In this tutorial, you will learn how to:

  1. Set up your data directory
  2. Compute distances between datasets
  3. Analyze the results
  4. Estimate task hardness

Step 1: Setting Up Your Data

Organize your data in this structure:

datasets/
├── train/                        # Source datasets
│   ├── CHEMBL123456.jsonl.gz
│   └── ...
└── test/                         # Target datasets
    ├── CHEMBL111111.jsonl.gz
    └── ...

Each .jsonl.gz file contains molecules in JSON lines format:

{"SMILES": "CCO", "Property": 1}
{"SMILES": "CCCO", "Property": 0}

Step 2: Computing Distances (One-liner)

The simplest way to compute distances:

from themap import quick_distance

results = quick_distance(
    data_dir="datasets",
    output_dir="output",
    molecule_featurizer="ecfp",
    molecule_method="euclidean",
)

print("Results saved to output/molecule_distances.csv")

Step 3: Using a Config File

For reproducible experiments:

from themap import run_pipeline

# Create config file
config_content = """
data:
  directory: "datasets"

molecule:
  enabled: true
  featurizer: "ecfp"
  method: "euclidean"

output:
  directory: "output"
  format: "csv"
"""

# Save and run
with open("config.yaml", "w") as f:
    f.write(config_content)

results = run_pipeline("config.yaml")

Step 4: Analyzing Results

import pandas as pd

# Load computed distances
distances = pd.read_csv("output/molecule_distances.csv", index_col=0)

print(f"Distance matrix shape: {distances.shape}")
print(f"Sources (rows): {list(distances.index)}")
print(f"Targets (columns): {list(distances.columns)}")

# Find closest source for each target
for target in distances.columns:
    closest = distances[target].idxmin()
    dist = distances[target].min()
    print(f"{target} <- {closest} (distance: {dist:.4f})")

Step 5: Estimating Task Hardness

Task hardness is estimated from the average distance to the k-nearest source tasks:

# Compute task hardness for each target
k = 3
for target in distances.columns:
    k_nearest = distances[target].nsmallest(k).mean()
    print(f"Task hardness for {target}: {k_nearest:.4f}")

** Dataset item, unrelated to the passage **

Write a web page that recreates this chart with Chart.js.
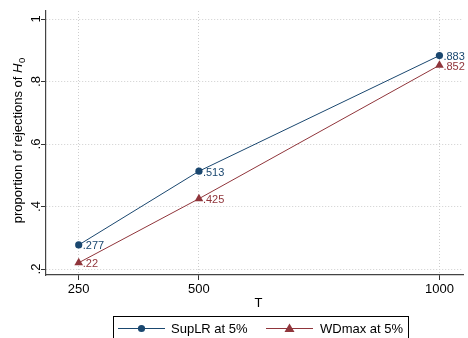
<!DOCTYPE html>
<html>
<head>
<meta charset="utf-8">
<script src="https://cdn.jsdelivr.net/npm/chart.js@4"></script>
<style>
html,body{margin:0;padding:0;background:#fff;}
#wrap{width:468px;height:338px;position:relative;}
</style>
</head>
<body>
<div id="wrap"><canvas id="c" width="468" height="338"></canvas></div>
<script>
const T = [250, 500, 1000];
const supLR = [0.277, 0.513, 0.883];
const wdMax = [0.22, 0.425, 0.852];
const supLRLabels = ['.277', '.513', '.883'];
const wdMaxLabels = ['.22', '.425', '.852'];
const xTicks = [250, 500, 1000];
const yTicks = [0.2, 0.4, 0.6, 0.8, 1];
const yTickLabels = ['.2', '.4', '.6', '.8', '1'];
const seriesNames = ['SupLR at 5%', 'WDmax at 5%'];

const BLUE = '#1a476f';
const RED = '#90353b';
const FONT = '"Liberation Sans", Arial, Helvetica, sans-serif';

const overlay = {
  id: 'overlay',
  afterDraw(chart) {
    const ctx = chart.ctx;
    const xs = chart.scales.x, ys = chart.scales.y;
    const ca = chart.chartArea;
    ctx.save();
    // y tick labels (rotated)
    ctx.fillStyle = '#000';
    ctx.font = '13px ' + FONT;
    yTicks.forEach((v, i) => {
      const py = ys.getPixelForValue(v);
      ctx.save();
      ctx.translate(ca.left - 6.5, py);
      ctx.rotate(-Math.PI / 2);
      ctx.textAlign = 'center';
      ctx.textBaseline = 'alphabetic';
      ctx.fillText(yTickLabels[i], 0, 0);
      ctx.restore();
    });
    // y title
    {
      const cy = (ca.top + ca.bottom) / 2 - 2.5;
      const f1 = '13px ' + FONT, f2 = 'italic 13px ' + FONT, f3 = '9.5px ' + FONT;
      const p1 = 'proportion of rejections of ', p2 = 'H', p3 = '0';
      ctx.font = f1; const w1 = ctx.measureText(p1).width;
      ctx.font = f2; const w2 = ctx.measureText(p2).width;
      ctx.font = f3; const w3 = ctx.measureText(p3).width;
      const tw = w1 + w2 + w3 + 0.5;
      ctx.save();
      ctx.translate(21.5, cy);
      ctx.rotate(-Math.PI / 2);
      ctx.textAlign = 'left';
      ctx.textBaseline = 'alphabetic';
      let u = -tw / 2;
      ctx.font = f1; ctx.fillText(p1, u, 0); u += w1;
      ctx.font = f2; ctx.fillText(p2, u, 0); u += w2 + 0.5;
      ctx.font = f3; ctx.fillText(p3, u, 3);
      ctx.restore();
    }
    // x title
    ctx.font = '13px ' + FONT;
    ctx.textAlign = 'center';
    ctx.textBaseline = 'alphabetic';
    ctx.fillStyle = '#000';
    ctx.fillText('T', (ca.left + ca.right) / 2 + 4, 307);
    // data labels
    ctx.font = '11px ' + FONT;
    ctx.textAlign = 'left';
    ctx.textBaseline = 'middle';
    const labelSets = [[supLR, supLRLabels, BLUE], [wdMax, wdMaxLabels, RED]];
    labelSets.forEach(([vals, labs, col]) => {
      ctx.fillStyle = col;
      vals.forEach((v, i) => {
        const px = xs.getPixelForValue(T[i]);
        const py = ys.getPixelForValue(v);
        ctx.fillText(labs[i], px + 4, py + 1.5);
      });
    });
    // legend
    ctx.strokeStyle = '#000';
    ctx.lineWidth = 1;
    ctx.strokeRect(113.5, 316.5, 295, 30);
    const ly = 328.5;
    // entry 1
    ctx.strokeStyle = BLUE; ctx.lineWidth = 1;
    ctx.beginPath(); ctx.moveTo(118, ly); ctx.lineTo(165, ly); ctx.stroke();
    ctx.fillStyle = BLUE;
    ctx.beginPath(); ctx.arc(141.5, ly, 3.6, 0, Math.PI * 2); ctx.fill();
    ctx.fillStyle = '#000';
    ctx.font = '13px ' + FONT;
    ctx.textBaseline = 'middle';
    ctx.textAlign = 'left';
    ctx.fillText(seriesNames[0], 171, ly + 0.5);
    // entry 2
    ctx.strokeStyle = RED;
    ctx.beginPath(); ctx.moveTo(266, ly); ctx.lineTo(313, ly); ctx.stroke();
    ctx.fillStyle = RED;
    ctx.beginPath();
    ctx.moveTo(289.5, ly - 5); ctx.lineTo(294.5, ly + 3.5); ctx.lineTo(284.5, ly + 3.5); ctx.closePath(); ctx.fill();
    ctx.fillStyle = '#000';
    ctx.fillText(seriesNames[1], 320, ly + 0.5);
    ctx.restore();
  }
};

new Chart(document.getElementById('c'), {
  type: 'scatter',
  data: {
    datasets: [
      {
        label: seriesNames[0],
        data: T.map((t, i) => ({x: t, y: supLR[i]})),
        showLine: true,
        borderColor: BLUE,
        backgroundColor: BLUE,
        borderWidth: 1,
        pointStyle: 'circle',
        pointRadius: 3.6,
        pointBorderWidth: 0,
        order: 1
      },
      {
        label: seriesNames[1],
        data: T.map((t, i) => ({x: t, y: wdMax[i]})),
        showLine: true,
        borderColor: RED,
        backgroundColor: RED,
        borderWidth: 1,
        pointStyle: 'triangle',
        pointRadius: 5,
        pointBorderWidth: 0,
        order: 2
      }
    ]
  },
  options: {
    responsive: false,
    animation: false,
    devicePixelRatio: 1,
    layout: {padding: {left: 0, right: 2, top: 11, bottom: 0}},
    plugins: {legend: {display: false}, tooltip: {enabled: false}},
    scales: {
      x: {
        type: 'linear',
        min: 182,
        max: 1049,
        afterBuildTicks: s => { s.ticks = xTicks.map(v => ({value: v})); },
        afterFit: s => { s.height = 63; },
        ticks: {
          color: '#000',
          font: {family: FONT, size: 13},
          padding: 2,
          maxRotation: 0,
          callback: v => String(v)
        },
        grid: {
          color: '#cfcfcf',
          lineWidth: 1,
          tickLength: 5,
          tickColor: '#333',
          tickWidth: 1
        },
        border: {display: true, color: '#444', width: 1.2, dash: [1, 2]}
      },
      y: {
        type: 'linear',
        min: 0.1808,
        max: 1.0256,
        afterBuildTicks: s => { s.ticks = yTicks.map(v => ({value: v})); },
        afterFit: s => { s.width = 46; },
        ticks: {display: false},
        grid: {
          color: '#cfcfcf',
          lineWidth: 1,
          tickLength: 5,
          tickColor: '#333',
          tickWidth: 1
        },
        border: {display: true, color: '#444', width: 1.2, dash: [1, 2]}
      }
    }
  },
  plugins: [overlay]
});
</script>
</body>
</html>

Higher hardness values indicate tasks that are more different from available training data.

Understanding Results

Distance values have the following interpretations:

  • Lower values: More similar datasets (easier transfer learning)
  • Higher values: More different datasets (harder transfer learning)
  • Scale: Depends on the method and featurizer used

Next Steps

Now that you understand the basics:

  1. Try different distance methods (cosine, otdd)
  2. Try different featurizers (maccs, desc2D)
  3. Learn about performance optimization
  4. Check out the examples

Common Issues

Import Errors

Make sure all dependencies are installed:

pip install -e ".[all]"

Memory Issues

Use euclidean distance for large datasets instead of OTDD.

File Not Found

Ensure your data files are in the correct directory structure.